Citizen Schools Winning Essay
Kayla Anderson (age 12)
“Sowing the seeds of womanhood.” An important topic, a big one, and definitely one that needs to be talked about. After the conference for middle and high school girls, I thought about the topic of sowing the seeds of womanhood more deeply. Before the conference I thought about womanhood, but not as deeply as before. When you grow up with a broken sisterhood where there is so much hating and fighting between women it seems normal to have that going on. Truly it is not supposed to be like that, it is supposed to be a tight relationship between sisters.
That day of the conference I learned so much about how sisterhood is suppose to be. During the conference I learned about how much sisterhood is important and how different you feel when it is around you, especially when you’re not used to being around that. I learned about the problems going on in my sister’s lives. I learned about the “three deadly sins of sisterhood,” which are the things that always break up a good sisterhood and always create drama and problems throughout a sisterhood. We learned about the struggles that our different sisters are going through and learned what struggles they went through to get to where they are today.
Living as a young woman in today’s society is hard, especially when going to Boston’s schools. There are so many things going on in Boston’s schools. So much hating between girls and so much fighting. It is so hard growing up in Boston’s schools with such a broken sisterhood. It seems normal to everyone to have this going on. It even seems normal to the teachers to have this drama going on, especially between girls because of our broken sisterhood. Boys take advantage of these broken sisterhoods and make sure it stays that way. Growing up in Boston schools with all the drama no one notices the broken sisterhood, except when it is brought to the table, then you start to think of all the things going on.

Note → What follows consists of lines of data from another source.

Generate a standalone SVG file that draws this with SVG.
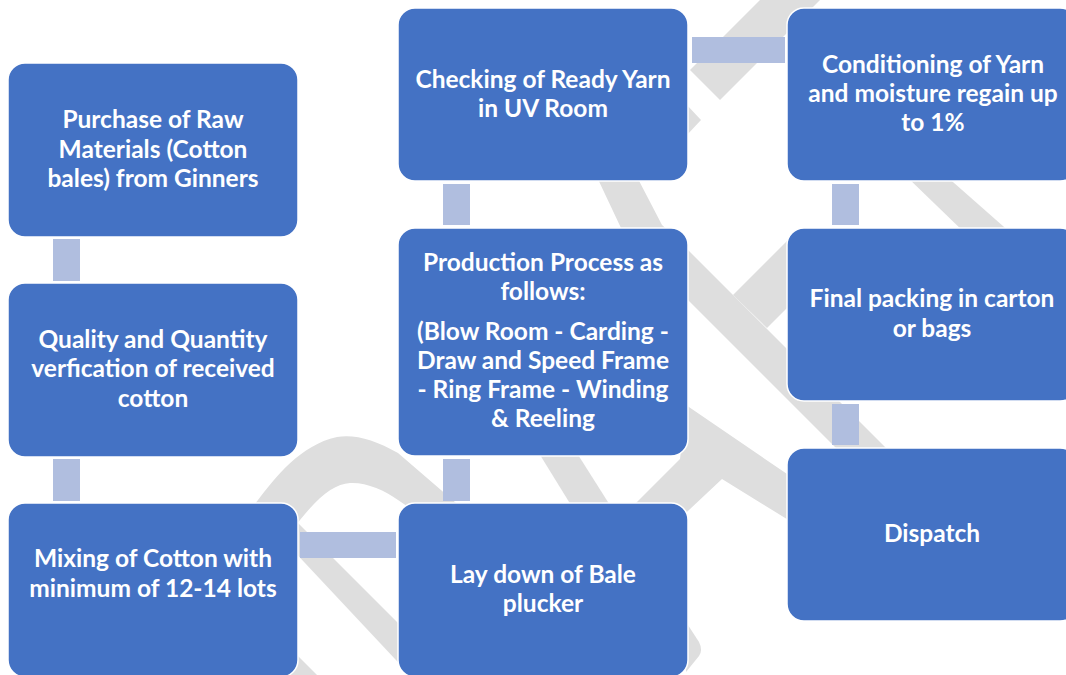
<svg xmlns="http://www.w3.org/2000/svg" width="1066" height="675" viewBox="0 0 1066 675">
<style>
.box{fill:#4472C4;stroke:#FFFFFF;stroke-width:1.5}
.lbl{font-family:Lato,"Liberation Sans",sans-serif;font-weight:700;font-size:24.5px;fill:#FFFFFF;text-anchor:middle}
.con{fill:#B0BEDF}
.wm{fill:#DEDEDE}
</style>
<rect x="0" y="0" width="1066" height="675" fill="#FFFFFF"/>
<g id="watermark">
<polygon class="wm" points="596,175 636,175 662,225 672,234 890,452 840,452 640,252 621,228"/>
<polygon class="wm" points="733,295 795,233 830,265 767,328"/>
<polygon class="wm" points="686,405 790,476 790,521 722,479 640,556 620,519 680,459"/>
<polygon class="wm" points="537,450 575,450 613,510 574,510"/>
<path class="wm" d="M686,622 L699,642 Q703,650 699,656 L686,672 Z"/>
<path class="wm" d="M240,522 L258,500 C275,478 300,445 337,437 C355,434 375,440 398,453 L470,515 L420,515 L398,500 C385,490 365,482 350,483 C335,484 320,495 300,520 L285,540 Z"/>
<polygon class="wm" points="290,515 410,635 410,675 290,547"/>
<polygon class="wm" points="290,648 332,690 290,690"/>
<polygon class="wm" points="760,0 690,70 720,100 820,0"/>
<polygon class="wm" points="686,104 701,120 686,136"/>
<polygon class="wm" points="905,175 945,175 1012,234 966,234"/>
</g>
<g id="connectors">
<rect class="con" x="53" y="239" width="27" height="42"/>
<rect class="con" x="53" y="459" width="27" height="42"/>
<rect class="con" x="300" y="532" width="96" height="26"/>
<rect class="con" x="443" y="459" width="27" height="42"/>
<rect class="con" x="443" y="184" width="27" height="41"/>
<rect class="con" x="692" y="37" width="93" height="26"/>
<rect class="con" x="832" y="184" width="27" height="41"/>
<rect class="con" x="832" y="404" width="27" height="41"/>
</g>
<g id="purchase">
<rect class="box" x="8" y="63" width="290" height="174" rx="17"/>
<text class="lbl" x="153" y="128">Purchase of Raw</text>
<text class="lbl" x="153" y="158">Materials (Cotton</text>
<text class="lbl" x="153" y="187">bales) from Ginners</text>
</g>
<g id="quality">
<rect class="box" x="8" y="283" width="290" height="174" rx="17"/>
<text class="lbl" x="153" y="348">Quality and Quantity</text>
<text class="lbl" x="153" y="377">verfication of received</text>
<text class="lbl" x="153" y="407">cotton</text>
</g>
<g id="mixing">
<rect class="box" x="8" y="503" width="290" height="174" rx="17"/>
<text class="lbl" x="153" y="567">Mixing of Cotton with</text>
<text class="lbl" x="153" y="597">minimum of 12-14 lots</text>
</g>
<g id="laydown">
<rect class="box" x="398" y="503" width="290" height="174" rx="17"/>
<text class="lbl" x="543" y="583">Lay down of Bale</text>
<text class="lbl" x="543" y="612">plucker</text>
</g>
<g id="production">
<rect class="box" x="398" y="228" width="290" height="228" rx="17"/>
<text class="lbl" x="543" y="271">Production Process as</text>
<text class="lbl" x="543" y="300">follows:</text>
<text class="lbl" x="543" y="340">(Blow Room - Carding -</text>
<text class="lbl" x="543" y="369">Draw and Speed Frame</text>
<text class="lbl" x="543" y="398">- Ring Frame - Winding</text>
<text class="lbl" x="543" y="427">&amp; Reeling</text>
</g>
<g id="checking">
<rect class="box" x="398" y="8" width="290" height="173" rx="17"/>
<text class="lbl" x="543" y="88">Checking of Ready Yarn</text>
<text class="lbl" x="543" y="117">in UV Room</text>
</g>
<g id="conditioning">
<rect class="box" x="787" y="8" width="290" height="173" rx="17"/>
<text class="lbl" x="933" y="73">Conditioning of Yarn</text>
<text class="lbl" x="933" y="102">and moisture regain up</text>
<text class="lbl" x="933" y="131">to 1%</text>
</g>
<g id="final">
<rect class="box" x="787" y="228" width="290" height="173" rx="17"/>
<text class="lbl" x="932" y="307">Final packing in carton</text>
<text class="lbl" x="932" y="337">or bags</text>
</g>
<g id="dispatch">
<rect class="box" x="787" y="448" width="290" height="173" rx="17"/>
<text class="lbl" x="932" y="542">Dispatch</text>
</g>
</svg>
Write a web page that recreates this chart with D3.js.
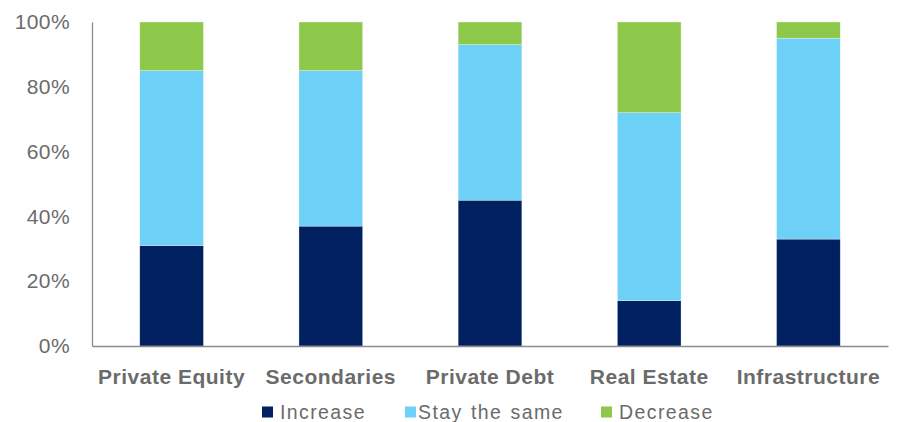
<!DOCTYPE html>
<html>
<head>
<meta charset="utf-8">
<script src="https://cdn.jsdelivr.net/npm/d3@7"></script>
<style>
  body { margin: 0; background: #fff; }
  svg text { font-family: "Liberation Sans", Arial, sans-serif; }
</style>
</head>
<body>
<svg id="chart" width="898" height="422"></svg>
<script>
const categories = ['Private Equity', 'Secondaries', 'Private Debt', 'Real Estate', 'Infrastructure'];
const increase   = [31, 37, 45, 14, 33];
const staySame   = [54, 48, 48, 58, 62];
const decrease   = [15, 15, 7, 28, 5];
const seriesNames = ['Increase', 'Stay the same', 'Decrease'];
const yTicks = [0, 20, 40, 60, 80, 100];

const COLORS = ['#00205F', '#6DD0F7', '#8DC84B'];
const TEXT = '#6b6b6b';

const svg = d3.select('#chart');
const M = { left: 92, right: 10, top: 22, bottom: 76 };
const W = 898, H = 422;

const x = d3.scaleBand().domain(categories).range([M.left, W - M.right]).paddingInner(0.6).paddingOuter(0.3);
const y = d3.scaleLinear().domain([0, 100]).range([H - M.bottom, M.top]);

const rows = categories.map((c, i) => ({ cat: c, Increase: increase[i], 'Stay the same': staySame[i], Decrease: decrease[i] }));
const stacked = d3.stack().keys(seriesNames)(rows);

svg.append('g').selectAll('g')
  .data(stacked)
  .enter().append('g')
  .attr('fill', (d, i) => COLORS[i])
  .selectAll('rect')
  .data(d => d)
  .enter().append('rect')
  .attr('x', d => x(d.data.cat))
  .attr('width', x.bandwidth())
  .attr('y', d => y(d[1]))
  .attr('height', d => y(d[0]) - y(d[1]))
  .attr('stroke', 'rgba(255,255,255,0.5)')
  .attr('stroke-width', 0.6);

// y axis
const yAxis = svg.append('g')
  .attr('transform', `translate(${M.left},0)`)
  .call(d3.axisLeft(y).tickValues(yTicks).tickFormat(d => d + '%').tickSize(0).tickPadding(22));
yAxis.select('.domain').attr('stroke', '#8c8c8c').attr('stroke-width', 1.3);
yAxis.selectAll('text').attr('fill', TEXT).attr('font-size', 21).attr('letter-spacing', 0.4);

// x axis
const xAxis = svg.append('g')
  .attr('transform', `translate(0,${y(0)})`)
  .call(d3.axisBottom(x).tickSize(0).tickPadding(23));
xAxis.select('.domain').attr('stroke', '#8c8c8c').attr('stroke-width', 1.3);
xAxis.selectAll('text').attr('fill', TEXT).attr('font-size', 21).attr('font-weight', 'bold')
  .attr('letter-spacing', 0.5);

// legend
const legendX = [262, 405, 601];
const legendTextDx = [18, 13, 18];
const lg = svg.append('g').selectAll('g')
  .data(seriesNames)
  .enter().append('g')
  .attr('transform', (d, i) => `translate(${legendX[i]},412)`);
lg.append('rect').attr('x', 0).attr('y', -5.5).attr('width', 11).attr('height', 11).attr('fill', (d, i) => COLORS[i]);
lg.append('text').attr('x', (d, i) => legendTextDx[i]).attr('dy', '0.35em').attr('fill', TEXT).attr('font-size', 19.5)
  .attr('letter-spacing', 1.4)
  .attr('word-spacing', 1.5)
  .text(d => d);
</script>
</body>
</html>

Today while going to Boston’s schools we have a lot to worry about. We have so many things that need to be handled. I like the phrase “sowing the seeds of sisterhood” because it explains so much of what sisterhood is: sowing, which stands for being all together and being close; the seeds, this means doing what you have to do to keep us together and everyone puts a little in to keep the sisterhood going no matter what ethnicity you are; the sisterhood, which means a community of young woman who encourage each other and are there for each other through whatever, you have to remember it is sisterhood but it is also womanhood, no matter what race you are. This is what it is supposed to be like, but as we know it is not. Most of the girls in Boston’s schools were raised in the same society, a broken sisterhood where it is normal to hate and fight. That’s how it is.
With all of us women working together to rebuild our sisterhood it makes a big difference in our lives. With us sowing seeds of womanhood there will not be as much hating and fighting between young women because we are to busy sowing those seeds. With more middle and high school girl conferences we will be back to a healthy sisterhood in no time. What is sisterhood? It’s time we decide.